Monday, September 08, 2008

Potty Talk

(No, there will be no cursing today. I said potty talk, not potty mouth. And, believe it or not, I rarely curse.)

Call me a prude or too Southern (despite the fact that I live in the midwest and not really the south) but I'm not a big fan of some of the commercials that air on T.V. these days. I believe that subjects like erectile dysfunction and vaginal dryness should be spoken of in hushed tones in the quiet examining rooms of doctors offices, not blared out on television. I have never once sat on a sunny day at a sidewalk cafe with my cute-as-a-button girlfriends (although all of my girlfriends are cute as buttons, I will say that!) and talked gaily about the side effects of our various and sundry birth control methods. While the animated Charmin bears are cute, I have never really put a whole lot of thought into the lint left behind by my toilet paper.
As I was sitting in the loo today (Look! There's my British side coming out!), I pulled off some of the aforementioned Charmin (with aloe! and lotion! and vitamin e!) and noticed that apparently the tree that was ground up to make the TP hadn't been ground up enough, as there was quite a sizeable splinter* left in the middle of one square. I thought to myself, "Hmmm, I've seen commercials where they've talked about how Charmon is soft. I've seen commercials where they talk about how it is absorbant. But not once, in any Charmin commercial that I've seen, have they ever mentioned Charmin's exfoliating properties!"
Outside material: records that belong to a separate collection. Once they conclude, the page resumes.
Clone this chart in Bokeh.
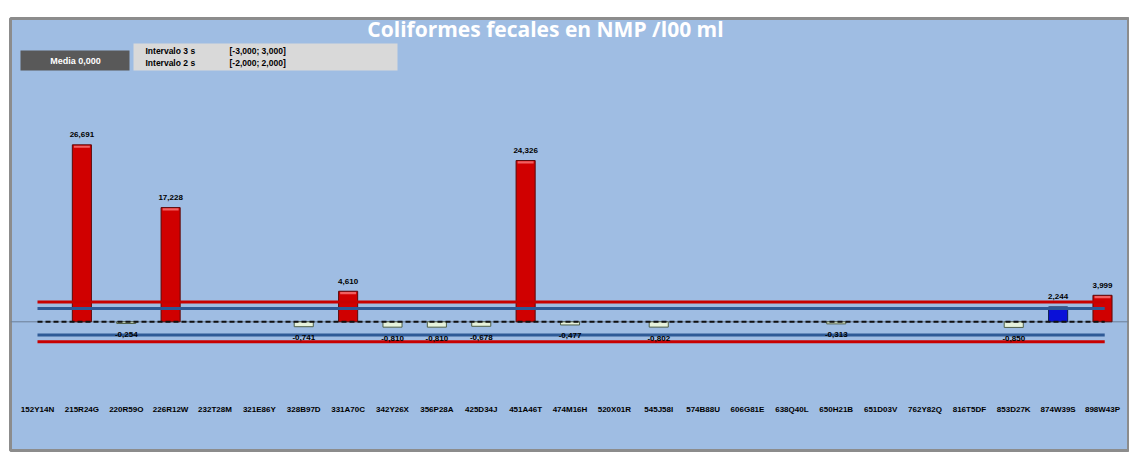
from bokeh.plotting import figure
from bokeh.models import Range1d, ColumnDataSource, Span, BoxAnnotation, Label
from bokeh.embed import file_html
from bokeh.resources import INLINE
from bokeh.core.properties import value

# ---------------- data ----------------
categories = ["152Y14N", "215R24G", "220R59O", "226R12W", "232T28M", "321E86Y",
              "328B97D", "331A70C", "342Y26X", "356P28A", "425D34J", "451A46T",
              "474M16H", "520X01R", "545J58I", "574B88U", "606G81E", "638Q40L",
              "650H21B", "651D03V", "762Y82Q", "816T5DF", "853D27K", "874W39S",
              "898W43P"]
values = [None, 26.691, -0.254, 17.228, None, None,
          -0.741, 4.610, -0.810, -0.810, -0.678, 24.326,
          -0.477, None, -0.802, None, None, None,
          -0.313, None, None, None, -0.850, 2.244,
          3.999]
mean_value = 0.0
limit_3s = 3.0
limit_2s = 2.0
title_text = "Coliformes fecales en NMP /l00 ml"

# ---------------- page <-> data helpers (layout only) ----------------
PX_C0, PX_STEP = 37.0, 44.375      # page x of first category centre, spacing
PY_ZERO, PY_UNIT = 321.3, 6.63     # page y of zero, pixels per unit


def dx(px):
    return (px - PX_C0) / PX_STEP


def dy(py):
    return (PY_ZERO - py) / PY_UNIT


FONT = value("Liberation Sans")

p = figure(width=1129, height=453, output_backend="svg", toolbar_location=None,
           x_range=Range1d(dx(10), dx(1128)), y_range=Range1d(dy(450), dy(18)),
           x_axis_location=None, y_axis_location=None,
           min_border_left=10, min_border_right=1, min_border_top=18, min_border_bottom=3)
p.grid.visible = False
p.background_fill_color = "#9fbde3"
p.border_fill_color = "white"
p.outline_line_color = "#8c8c8c"
p.outline_line_width = 3

# thin axis line at the mean (under everything)
p.add_layout(Span(location=mean_value, dimension="width", line_color="#6d7f96",
                  line_width=1, level="underlay"))

# ---------------- bars ----------------
xs, tops, fills, lines, labels = [], [], [], [], []
for i, v in enumerate(values):
    if v is None:
        continue
    xs.append(i)
    tops.append(v)
    if v > limit_3s:
        fills.append("#d00000"); lines.append("#5c0a0a")
    elif v > limit_2s:
        fills.append("#0a10d8"); lines.append("#0b1d4a")
    else:
        fills.append("#e6f2dc"); lines.append("#4e5f48")
    labels.append(f"{v:.3f}".replace(".", ","))

src = ColumnDataSource(dict(x=xs, top=tops, fill=fills, line=lines, label=labels))
p.vbar(x="x", top="top", bottom=mean_value, width=0.43, fill_color="fill",
       line_color="line", line_width=1, source=src)

# light highlight at the top of the red bars
pos_x = [x for x, t in zip(xs, tops) if t > limit_3s]
pos_t = [t for t in tops if t > limit_3s]
p.vbar(x=pos_x, top=[t - 0.12 for t in pos_t], bottom=[t - 0.45 for t in pos_t],
       width=0.36, fill_color="#f06060", line_color=None)

# ---------------- reference lines ----------------
x_first, x_last = 0, len(categories) - 1 + 0.05
for lvl, col in [(limit_3s, "#c80000"), (-limit_3s, "#c80000"),
                 (limit_2s, "#2e5a96"), (-limit_2s, "#2e5a96")]:
    p.segment(x0=[x_first], y0=[lvl], x1=[x_last], y1=[lvl], line_color=col, line_width=3)
p.segment(x0=[x_first], y0=[mean_value], x1=[x_last], y1=[mean_value],
          line_color="#111111", line_width=2, line_dash="5 3")

# ---------------- value labels ----------------
pos = ColumnDataSource(dict(x=[x for x, t in zip(xs, tops) if t >= 0],
                            y=[t for t in tops if t >= 0],
                            t=[l for l, t in zip(labels, tops) if t >= 0]))
neg = ColumnDataSource(dict(x=[x for x, t in zip(xs, tops) if t < 0],
                            y=[t for t in tops if t < 0],
                            t=[l for l, t in zip(labels, tops) if t < 0]))
p.text(x="x", y="y", text="t", source=pos, text_align="center", text_baseline="middle",
       y_offset=-10, text_font=FONT, text_font_style="bold", text_font_size="8px",
       text_color="#000000")
p.text(x="x", y="y", text="t", source=neg, text_align="center", text_baseline="middle",
       y_offset=11, text_font=FONT, text_font_style="bold", text_font_size="8px",
       text_color="#000000")

# ---------------- category labels ----------------
p.text(x=list(range(len(categories))), y=[dy(409)] * len(categories), text=categories,
       text_align="center", text_baseline="middle", text_font=FONT,
       text_font_style="bold", text_font_size="8px", text_color="#000000")

# ---------------- title & info boxes ----------------
p.add_layout(Label(x=dx(545), y=dy(28), text=title_text, text_align="center",
                   text_baseline="middle", text_color="white", text_font_size="21px",
                   text_font="Open Sans", text_font_style="bold"))

p.add_layout(BoxAnnotation(left=dx(20), right=dx(129), top=dy(50), bottom=dy(70),
                           fill_color="#595959", fill_alpha=1, line_color=None))
p.add_layout(BoxAnnotation(left=dx(133), right=dx(397), top=dy(43), bottom=dy(70),
                           fill_color="#d9d9d9", fill_alpha=1, line_color=None))
p.add_layout(Label(x=dx(75), y=dy(60), text=f"Media {mean_value:.3f}".replace(".", ","),
                   text_align="center", text_baseline="middle", text_color="white",
                   text_font_size="9px", text_font="Liberation Sans",
                   text_font_style="bold"))
for ypos, k, lim in [(50, 3, limit_3s), (62, 2, limit_2s)]:
    p.add_layout(Label(x=dx(145), y=dy(ypos), text=f"Intervalo {k} s",
                       text_align="left", text_baseline="middle", text_color="#000000",
                       text_font_size="8.5px", text_font="Liberation Sans",
                       text_font_style="bold"))
    rng = f"[{-lim:.3f}; {lim:.3f}]".replace(".", ",")
    p.add_layout(Label(x=dx(229), y=dy(ypos), text=rng,
                       text_align="left", text_baseline="middle", text_color="#000000",
                       text_font_size="8.5px", text_font="Liberation Sans",
                       text_font_style="bold"))

open("out.html", "w").write(file_html(p, INLINE))
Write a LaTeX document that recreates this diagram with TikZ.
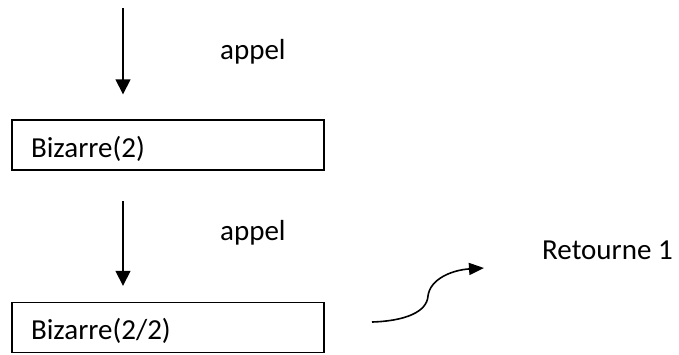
\documentclass[tikz,border=0pt]{standalone}
\usepackage{fontspec}
\setmainfont{Carlito}
\usetikzlibrary{arrows.meta}

\tikzset{
  appelbox/.style={draw, line width=1.4pt, minimum width=312pt, text width=274pt,
    inner xsep=19pt, inner ysep=7pt, text height=30pt, text depth=6pt, align=left},
  appel/.style={line width=1.6pt, -{Triangle[width=15pt,length=15pt]}},
  txt/.style={inner sep=0pt, anchor=base west}
}

\begin{document}
\begin{tikzpicture}[x=1pt, y=-1pt, font=\fontsize{29pt}{34pt}\selectfont]
                \useasboundingbox (0,0) rectangle (679,354);

                \node[appelbox] (B2) at (168,145) {Bizarre(2)};
                \node[appelbox] (B22) at (168,327.5) {Bizarre(2/2)};

                \coordinate (A1) at (123,8);
                \coordinate (A2) at (123,201);
                \draw[appel, shorten >=25pt] (A1) -- (A1 |- B2.north);
                \draw[appel, shorten >=16pt] (A2) -- (A2 |- B22.north);

                \node[txt] (L1) at (220,59) {appel};
                \node[txt] (L2) at (220,240) {appel};

                % le retour
                \coordinate (C0) at (372,322);
                \coordinate (C1) at (484,268);
                \draw[line width=1.6pt, -{Triangle[width=12pt,length=15pt]}]
                    (C0) .. controls (405,321) and (427,312) .. (428,296)
                    .. controls (430,279) and (452,270) .. (C1);
                \node[txt] (R) at (542,259) {Retourne 1};
            \end{tikzpicture}
\end{document}
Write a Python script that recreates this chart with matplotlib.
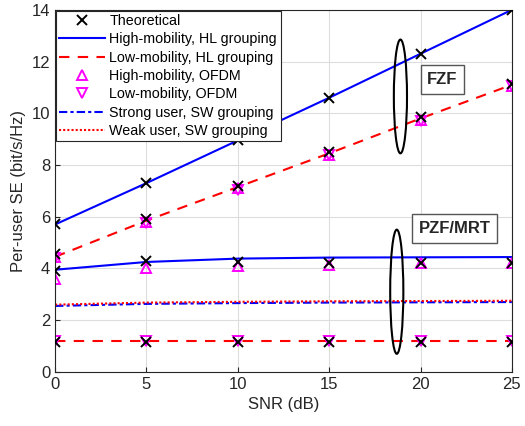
import numpy as np
import matplotlib.pyplot as plt
from matplotlib.patches import Ellipse

plt.rcParams['font.family'] = ['Liberation Sans', 'DejaVu Sans']

snr = [0, 5, 10, 15, 20, 25]

# FZF
fzf_high_hl = [5.7, 7.3, 8.95, 10.6, 12.3, 14.0]
fzf_low_hl = [4.45, 5.85, 7.15, 8.45, 9.8, 11.1]
fzf_theo_high = [5.7, 7.3, 8.95, 10.6, 12.3, 14.0]
fzf_theo_low = [4.55, 5.9, 7.2, 8.5, 9.85, 11.15]
fzf_high_ofdm = [4.45, 5.8, 7.1, 8.4, 9.75, 11.05]
fzf_low_ofdm = [4.4, 5.75, 7.05, 8.4, 9.7, 11.05]

# PZF/MRT
pzf_high_hl = [3.95, 4.25, 4.38, 4.42, 4.43, 4.44]
pzf_low_hl = [1.2, 1.2, 1.2, 1.2, 1.2, 1.2]
pzf_theo_high = [3.9, 4.3, 4.25, 4.2, 4.2, 4.2]
pzf_theo_low = [1.15, 1.15, 1.15, 1.15, 1.15, 1.15]
pzf_high_ofdm = [3.6, 4.0, 4.1, 4.15, 4.2, 4.2]
pzf_low_ofdm = [1.2, 1.2, 1.2, 1.2, 1.2, 1.2]
strong_sw = [2.55, 2.63, 2.66, 2.68, 2.69, 2.7]
weak_sw = [2.6, 2.68, 2.71, 2.73, 2.74, 2.75]

fig = plt.figure(figsize=(5.25, 4.26), dpi=100)
ax = fig.add_axes([0.105, 0.127, 0.87, 0.85])

mk = dict(ms=6.5, mew=1.4)
ax.plot(snr, fzf_theo_high, 'x', color='black', label='Theoretical', zorder=5, **mk)
ax.plot(snr, fzf_high_hl, '-', color='#0000ff', lw=1.5, label='High-mobility, HL grouping')
ax.plot(snr, fzf_low_hl, '--', color='#ff0000', lw=1.5, dashes=(5, 4), label='Low-mobility, HL grouping')
ax.plot(snr, fzf_high_ofdm, '^', color='#ff00ff', mfc='none', label='High-mobility, OFDM', **mk)
ax.plot(snr, fzf_low_ofdm, 'v', color='#ff00ff', mfc='none', label='Low-mobility, OFDM', **mk)
ax.plot(snr, strong_sw, '-.', color='#0000ff', lw=1.5, dashes=(4, 1.5, 1.5, 1.5), label='Strong user, SW grouping')
ax.plot(snr, weak_sw, ':', color='#ff0000', lw=1.5, dashes=(1, 1), label='Weak user, SW grouping')

ax.plot(snr, fzf_theo_low, 'x', color='black', zorder=5, **mk)
ax.plot(snr, pzf_high_hl, '-', color='#0000ff', lw=1.5)
ax.plot(snr, pzf_low_hl, '--', color='#ff0000', lw=1.5, dashes=(5, 4))
ax.plot(snr, pzf_theo_high, 'x', color='black', zorder=5, **mk)
ax.plot(snr, pzf_theo_low, 'x', color='black', zorder=5, **mk)
ax.plot(snr, pzf_high_ofdm, '^', color='#ff00ff', mfc='none', **mk)
ax.plot(snr, pzf_low_ofdm, 'v', color='#ff00ff', mfc='none', **mk)

ax.add_patch(Ellipse((18.9, 10.65), 0.72, 4.4, fill=False, ec='black', lw=1.5, zorder=6))
ax.add_patch(Ellipse((18.7, 3.1), 0.72, 4.8, fill=False, ec='black', lw=1.5, zorder=6))
ax.text(21.2, 11.3, 'FZF', fontsize=12, fontweight='bold', ha='center', va='center', color='#262626',
        bbox=dict(boxstyle='square,pad=0.4', fc='white', ec='#555555'))
ax.text(21.85, 5.55, 'PZF/MRT', fontsize=12, fontweight='bold', ha='center', va='center', color='#262626',
        bbox=dict(boxstyle='square,pad=0.4', fc='white', ec='#555555'))

ax.set_xlim(0, 25)
ax.set_ylim(0, 14)
ax.set_xticks(snr)
ax.set_yticks(range(0, 15, 2))
ax.grid(True, color='#dddddd', lw=0.8)
ax.set_axisbelow(True)
ax.tick_params(labelsize=12, direction='in', colors='#262626')
for s in ax.spines.values():
    s.set_color('#262626')
ax.set_xlabel('SNR (dB)', fontsize=12, color='#262626')
ax.set_ylabel('Per-user SE (bit/s/Hz)', fontsize=12, color='#262626')

leg = ax.legend(loc='upper left', fontsize=10.3, numpoints=1, handlelength=3.2, handletextpad=0.3,
                borderpad=0.25, labelspacing=0.3, fancybox=False, framealpha=1,
                edgecolor='#262626', borderaxespad=0.05)
leg.get_frame().set_linewidth(0.8)

fig.savefig('out.png', dpi=100)
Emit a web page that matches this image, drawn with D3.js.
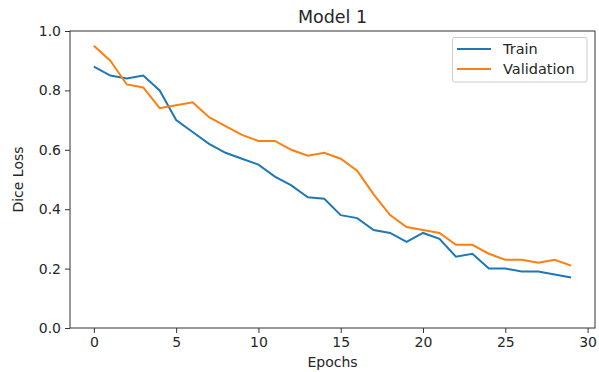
<!DOCTYPE html>
<html><head><meta charset="utf-8">
<script src="https://cdn.jsdelivr.net/npm/d3@7"></script>
<style>body{margin:0;background:#fff}svg{display:block}text{font-family:"DejaVu Sans",sans-serif;fill:#262626}</style>
</head><body>
<svg id="c" width="599" height="372"></svg>
<script>
const epochs = d3.range(0, 30);
const train = [0.88,0.85,0.84,0.85,0.80,0.70,0.66,0.62,0.59,0.57,0.55,0.51,0.48,0.44,0.435,0.38,0.37,0.33,0.32,0.29,0.32,0.30,0.24,0.25,0.20,0.20,0.19,0.19,0.18,0.17];
const validation = [0.95,0.90,0.82,0.81,0.74,0.75,0.76,0.71,0.68,0.65,0.63,0.63,0.60,0.58,0.59,0.57,0.53,0.45,0.38,0.34,0.33,0.32,0.28,0.28,0.25,0.23,0.23,0.22,0.23,0.21];
const xTicks = [0,5,10,15,20,25,30];
const yTicks = [0.0,0.2,0.4,0.6,0.8,1.0];
const seriesNames = ["Train","Validation"];
const colors = ["#1f77b4","#ff7f0e"];

const svg = d3.select("#c");
const L=70, R=595, T=31, B=328;
const x = d3.scaleLinear().domain([-1.45,30.45]).range([L,R]);
const y = d3.scaleLinear().domain([0,1]).range([B,T]);

const xa = svg.append("g").attr("transform",`translate(0,${B})`)
  .call(d3.axisBottom(x).tickValues(xTicks).tickFormat(d3.format("d")).tickSize(5).tickPadding(4));
const ya = svg.append("g").attr("transform",`translate(${L},0)`)
  .call(d3.axisLeft(y).tickValues(yTicks).tickFormat(d3.format(".1f")).tickSize(5).tickPadding(4));
[xa,ya].forEach(a=>{a.select(".domain").remove();a.selectAll("line").attr("stroke","#333");a.selectAll("text").style("font-size","14px").attr("fill","#262626");});

svg.append("rect").attr("x",L).attr("y",T).attr("width",R-L).attr("height",B-T)
  .attr("fill","none").attr("stroke","#333").attr("stroke-width",1);

const line = d3.line().x((d,i)=>x(epochs[i])).y(d=>y(d));
[train,validation].forEach((s,k)=>{
  svg.append("path").datum(s).attr("d",line).attr("fill","none")
    .attr("stroke",colors[k]).attr("stroke-width",2);
});

svg.append("text").attr("x",(L+R)/2).attr("y",23).attr("text-anchor","middle").style("font-size","17.5px").text("Model 1");
svg.append("text").attr("x",(L+R)/2).attr("y",367).attr("text-anchor","middle").style("font-size","14px").text("Epochs");
svg.append("text").attr("transform",`translate(23,${(T+B)/2}) rotate(-90)`).attr("text-anchor","middle").style("font-size","14px").text("Dice Loss");

const lg = svg.append("g");
lg.append("rect").attr("x",452.5).attr("y",37.5).attr("width",134.5).attr("height",44.5).attr("rx",2)
  .attr("fill","#fff").attr("fill-opacity",0.8).attr("stroke","#ccc");
seriesNames.forEach((n,k)=>{
  const yy = 49 + k*20;
  lg.append("line").attr("x1",457).attr("x2",491).attr("y1",yy).attr("y2",yy).attr("stroke",colors[k]).attr("stroke-width",2);
  lg.append("text").attr("x",503).attr("y",yy+5).style("font-size","14.5px").text(n);
});
</script>
</body></html>
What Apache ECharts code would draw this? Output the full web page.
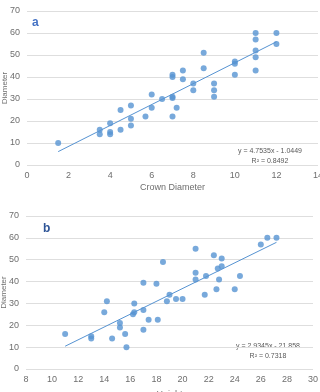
<!DOCTYPE html>
<html>
<head>
<meta charset="utf-8">
<script src="https://cdn.jsdelivr.net/npm/echarts@6/dist/echarts.min.js"></script>
<style>
  html, body { margin: 0; padding: 0; background: #fff; }
  #chart { width: 320px; height: 392px; }
</style>
</head>
<body>
<div id="chart"></div>
<script>
// panel a: crown diameter vs diameter
var crownX = [1.5, 3.5, 3.5, 4, 4, 4, 4.5, 4.5, 5, 5, 5, 5.7, 6, 6, 6.5, 7, 7, 7, 7, 7, 7.2,
  7.5, 7.5, 8, 8, 8.5, 8.5, 9, 9, 9, 10, 10, 10, 11, 11, 11, 11, 11, 12, 12];
var crownY = [10, 16, 14, 19, 15, 14, 25, 16, 27, 21, 18, 22, 32, 26, 30, 41, 40, 31, 30.5, 22, 26,
  43, 39, 37, 34, 51, 44, 37, 34, 31, 47, 46, 41, 60, 57, 52, 49, 43, 60, 55];
var trendA = { slope: 4.7535, icpt: -1.0449, from: 1.5, to: 12 };

// panel b: height vs diameter
var heightX = [11, 13, 13, 14, 14.2, 14.6, 15.2, 15.2, 15.6, 15.7, 16.2, 16.3, 16.3, 17, 17, 17,
  17.4, 18, 18.1, 18.5, 18.8, 19, 19.5, 20, 21, 21, 21, 21.8, 21.7, 22.4, 22.6, 22.7, 22.8,
  23, 23, 24, 24.4, 26, 26.5, 27.2];
var heightY = [16, 15, 14, 26, 31, 14, 21, 19, 16, 10, 25, 26, 30, 39.5, 27, 18,
  22.5, 39, 22.5, 49, 31, 34, 32, 32, 55, 44, 41, 42.5, 34, 52, 36.5, 46, 41,
  50.5, 47, 36.5, 42.5, 57, 60, 60];
var trendB = { slope: 2.9345, icpt: -21.858, from: 11, to: 27.2 };

var eqA = ['y = 4.7535x - 1.0449', 'R\u00b2 = 0.8492'];
var eqB = ['y = 2.9345x - 21.858', 'R\u00b2 = 0.7318'];

function pairs(xs, ys) {
  var out = [];
  for (var i = 0; i < xs.length; i++) out.push([xs[i], ys[i]]);
  return out;
}
function trendPts(t) {
  return [[t.from, t.slope * t.from + t.icpt], [t.to, t.slope * t.to + t.icpt]];
}

var dotColor = '#5693d2';
var labelColor = '#6e6e6e';
var font = 'Liberation Sans';

function xAxisCfg(idx, min, max, step, name, gap) {
  return {
    gridIndex: idx, type: 'value', min: min, max: max, interval: step,
    name: name, nameLocation: 'middle', nameGap: gap, nameMoveOverlap: false,
    nameTextStyle: { color: labelColor, fontSize: 9, fontFamily: font },
    axisLine: { show: false }, axisTick: { show: false },
    splitLine: { show: false },
    axisLabel: { color: labelColor, fontSize: 9, fontFamily: font, margin: 6 }
  };
}
function yAxisCfg(idx) {
  return {
    gridIndex: idx, type: 'value', min: 0, max: 70, interval: 10,
    name: 'Diameter', nameLocation: 'middle', nameGap: 18, nameRotate: 90, nameMoveOverlap: false,
    nameTextStyle: { color: labelColor, fontSize: 8, fontFamily: font },
    axisLine: { show: false }, axisTick: { show: false },
    splitLine: { lineStyle: { color: '#dedede', width: 1 } },
    axisLabel: { color: labelColor, fontSize: 9, fontFamily: font, margin: 7 }
  };
}

var myChart = echarts.init(document.getElementById('chart'), null, { renderer: 'canvas' });
var option = {
  backgroundColor: '#fff',
  animation: false,
  grid: [
    { left: 27, top: 11, width: 291, height: 154, outerBoundsMode: 'none', containLabel: false },
    { left: 26, top: 216, width: 287, height: 153, outerBoundsMode: 'none', containLabel: false }
  ],
  xAxis: [
    xAxisCfg(0, 0, 14, 2, 'Crown Diameter', 18),
    xAxisCfg(1, 8, 30, 2, 'Height', 21)
  ],
  yAxis: [yAxisCfg(0), yAxisCfg(1)],
  series: [
    { type: 'line', xAxisIndex: 0, yAxisIndex: 0, data: trendPts(trendA), symbol: 'none',
      lineStyle: { color: dotColor, width: 1 }, z: 1 },
    { type: 'scatter', xAxisIndex: 0, yAxisIndex: 0, data: pairs(crownX, crownY),
      symbolSize: 6, itemStyle: { color: dotColor }, z: 2 },
    { type: 'line', xAxisIndex: 1, yAxisIndex: 1, data: trendPts(trendB), symbol: 'none',
      lineStyle: { color: dotColor, width: 1 }, z: 1 },
    { type: 'scatter', xAxisIndex: 1, yAxisIndex: 1, data: pairs(heightX, heightY),
      symbolSize: 6, itemStyle: { color: dotColor }, z: 2 }
  ],
  graphic: [
    { type: 'text', left: 32, top: 17, style: { text: 'a', fill: '#4472c4', font: 'bold 12px ' + font } },
    { type: 'text', left: 43, top: 223, style: { text: 'b', fill: '#2f5597', font: 'bold 12px ' + font } },
    { type: 'text', x: 270, y: 151, style: { text: eqA[0], fill: '#595959', font: '7px ' + font, align: 'center', verticalAlign: 'middle' } },
    { type: 'text', x: 270, y: 161, style: { text: eqA[1], fill: '#595959', font: '7px ' + font, align: 'center', verticalAlign: 'middle' } },
    { type: 'text', x: 268, y: 346, style: { text: eqB[0], fill: '#595959', font: '7px ' + font, align: 'center', verticalAlign: 'middle' } },
    { type: 'text', x: 268, y: 356, style: { text: eqB[1], fill: '#595959', font: '7px ' + font, align: 'center', verticalAlign: 'middle' } }
  ]
};
myChart.setOption(option);
</script>
</body>
</html>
P.S. I wonder how many Google hits I'll get from mentioning E.D. in this post? Scary.



*The author of this blog reserves the right to exaggerate when necessary to make the story better. For example, the word "splinter" may be used in place of the word "chunk" or "blob" if it is felt that it adds more drama to the story. Thank you.

1 comment:

Flea said...

Oh my! Imagine explaining THAT to your doctor!